▼

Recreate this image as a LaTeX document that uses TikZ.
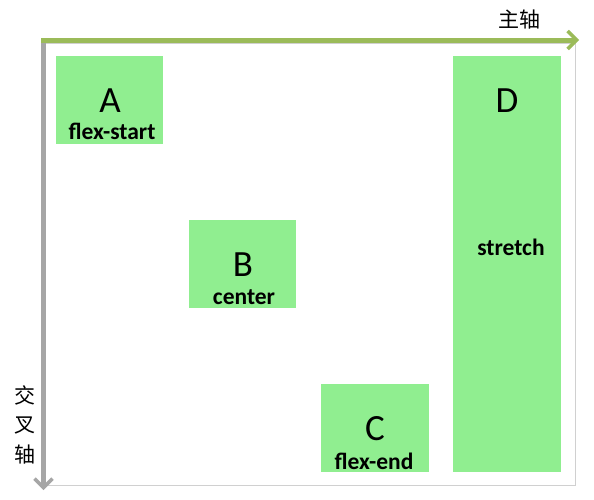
\documentclass[tikz,border=0pt]{standalone}
\usepackage{fontspec}
\setmainfont{Carlito}
\newfontfamily\cjk{Noto Sans CJK SC}
\usetikzlibrary{arrows.meta}
\definecolor{boxgreen}{HTML}{90EE90}
\definecolor{axisgreen}{HTML}{9BBB59}
\definecolor{axisgray}{HTML}{A6A6A6}
\definecolor{framegray}{HTML}{D0D0D0}
\begin{document}
\begin{tikzpicture}[x=1pt,y=-1pt,
  item/.style={fill=boxgreen,draw=none,inner sep=0pt},
  letter/.style={font=\fontsize{37}{37}\selectfont,inner sep=0pt},
  sub/.style={font=\fontsize{23.5}{23.5}\selectfont\bfseries,inner sep=0pt},
  axislbl/.style={font=\cjk\fontsize{21}{21}\selectfont,inner sep=0pt}]
\useasboundingbox (0,0) rectangle (594,499);
\fill[white] (0,0) rectangle (594,499);
% container frame
\node[draw=framegray,line width=1.5pt,minimum width=532pt,minimum height=442pt,inner sep=0pt] (frame) at (309.5,264.5) {};
% items
\node[item,minimum width=107pt,minimum height=88pt] (A) at (109.5,100) {};
\node[item,minimum width=107pt,minimum height=88pt] (B) at (242.5,264) {};
\node[item,minimum width=108pt,minimum height=88pt] (C) at (375,428) {};
\node[item,minimum width=108pt,minimum height=416pt] (D) at (507,264) {};
% labels
\node[letter] (la) at (110,101) {A};
\node[sub] (sa) at (112,131) {flex-start};
\node[letter] (lb) at (243,265) {B};
\node[sub] (sb) at (244,297) {center};
\node[letter] (lc) at (375,429) {C};
\node[sub] (sc) at (374,461) {flex-end};
\node[letter] (ld) at (507,101) {D};
\node[sub] (sd) at (511,247) {stretch};
% axes
\coordinate (mx) at (579,40);
\coordinate (my) at (43.5,490);
\draw[axisgray,line width=5pt,-{Straight Barb[length=9pt,width=18pt,line width=3.5pt]}] (43.5,38) -- (my);
\draw[axisgreen,line width=5pt,-{Straight Barb[length=9pt,width=18pt,line width=3.5pt]}] (41,40) -- (mx);
\node[axislbl] (main) at (519,20) {主轴};
\node[axislbl] (c1) at (25,395) {交};
\node[axislbl] (c2) at (25,425) {叉};
\node[axislbl] (c3) at (25,455) {轴};
\end{tikzpicture}
\end{document}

▲

Problem details: Quote each line of the listing exactly, but leave the pictures out.

Solution to this exercise:
Recreate this image as a LaTeX document that uses TikZ.
\documentclass[tikz,border=0pt]{standalone}
\usepackage{fontspec}
\setmainfont{Carlito}
\newfontfamily\cjk{Noto Sans CJK SC}
\usetikzlibrary{arrows.meta}
\definecolor{boxgreen}{HTML}{90EE90}
\definecolor{axisgreen}{HTML}{9BBB59}
\definecolor{axisgray}{HTML}{A6A6A6}
\definecolor{framegray}{HTML}{D0D0D0}
\begin{document}
\begin{tikzpicture}[x=1pt,y=-1pt,
  item/.style={fill=boxgreen,draw=none,inner sep=0pt},
  letter/.style={font=\fontsize{37}{37}\selectfont,inner sep=0pt},
  sub/.style={font=\fontsize{23.5}{23.5}\selectfont\bfseries,inner sep=0pt},
  axislbl/.style={font=\cjk\fontsize{21}{21}\selectfont,inner sep=0pt}]
\useasboundingbox (0,0) rectangle (594,499);
\fill[white] (0,0) rectangle (594,499);
% container frame
\node[draw=framegray,line width=1.5pt,minimum width=532pt,minimum height=442pt,inner sep=0pt] (frame) at (309.5,264.5) {};
% items
\node[item,minimum width=107pt,minimum height=88pt] (A) at (109.5,100) {};
\node[item,minimum width=107pt,minimum height=88pt] (B) at (242.5,264) {};
\node[item,minimum width=108pt,minimum height=88pt] (C) at (375,428) {};
\node[item,minimum width=108pt,minimum height=416pt] (D) at (507,264) {};
% labels
\node[letter] (la) at (110,101) {A};
\node[sub] (sa) at (112,131) {flex-start};
\node[letter] (lb) at (243,265) {B};
\node[sub] (sb) at (244,297) {center};
\node[letter] (lc) at (375,429) {C};
\node[sub] (sc) at (374,461) {flex-end};
\node[letter] (ld) at (507,101) {D};
\node[sub] (sd) at (511,247) {stretch};
% axes
\coordinate (mx) at (579,40);
\coordinate (my) at (43.5,490);
\draw[axisgray,line width=5pt,-{Straight Barb[length=9pt,width=18pt,line width=3.5pt]}] (43.5,38) -- (my);
\draw[axisgreen,line width=5pt,-{Straight Barb[length=9pt,width=18pt,line width=3.5pt]}] (41,40) -- (mx);
\node[axislbl] (main) at (519,20) {主轴};
\node[axislbl] (c1) at (25,395) {交};
\node[axislbl] (c2) at (25,425) {叉};
\node[axislbl] (c3) at (25,455) {轴};
\end{tikzpicture}
\end{document}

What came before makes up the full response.